Further to its press release on May 27, 2019, Integrated Cannabis Company Inc. has entered into a share exchange agreement dated effective June 17, 2019, among the company, Ganja Gold Inc. (TargetCo) and the shareholders of TargetCo, pursuant to which the company will acquire all of the issued and outstanding shares of TargetCo. TargetCo is a California-based state and municipally licensed cannabis manufacturing business.

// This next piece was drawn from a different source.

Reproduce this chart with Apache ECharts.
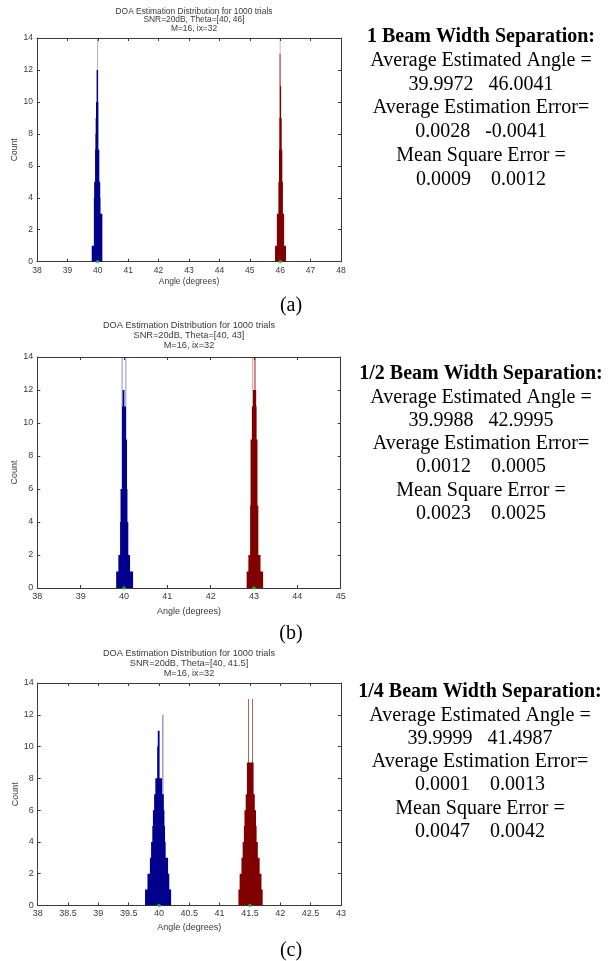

The acquisition of the manufacturing assets will allow Integrated Cannabis to directly participate in the California cannabis market in addition to further developing its X-Sprays products.

The proposed transaction

Pursuant to the terms of the definitive agreement, Integrated Cannabis will acquire all of the issued and outstanding securities of TargetCo in consideration for $12.4-million to be satisfied through the issuance of 40 million common shares of the company pro rata to shareholders of TargetCo at a deemed price of 31 cents per payment share upon closing of the proposed transaction. In addition, subject to the completion of certain milestones, the company may issue an additional 40 million payment shares pro rata to the former shareholders of TargetCo at a deemed price of 31 cents per payment share. The payment shares will be subject to a statutory hold period of four months and a day from the closing date as well as a voluntary hold period of 12 months from the closing date. The proposed transaction remains subject to certain closing conditions, including, without limitation: (a) the receipt by Integrated Cannabis of all necessary corporate and regulatory approval; and (b) each party's representations and warranties in the definitive agreement being true and correct in all aspects as of the closing date, and each party meeting its terms and conditions and completing its covenants and obligations as contained therein. There can be no guarantees that the proposed transaction will be completed as contemplated or at all. The proposed transaction is anticipated to close on July 5, 2019.

Subject to approval of the Canadian Securities Exchange, in connection with the proposed transaction, the company will issue 3.2 million common shares to an arm's-length third party finder at a deemed price of 31 cents per finder share. The finder shares will be subject to a statutory hold period of four months and a day from the closing date.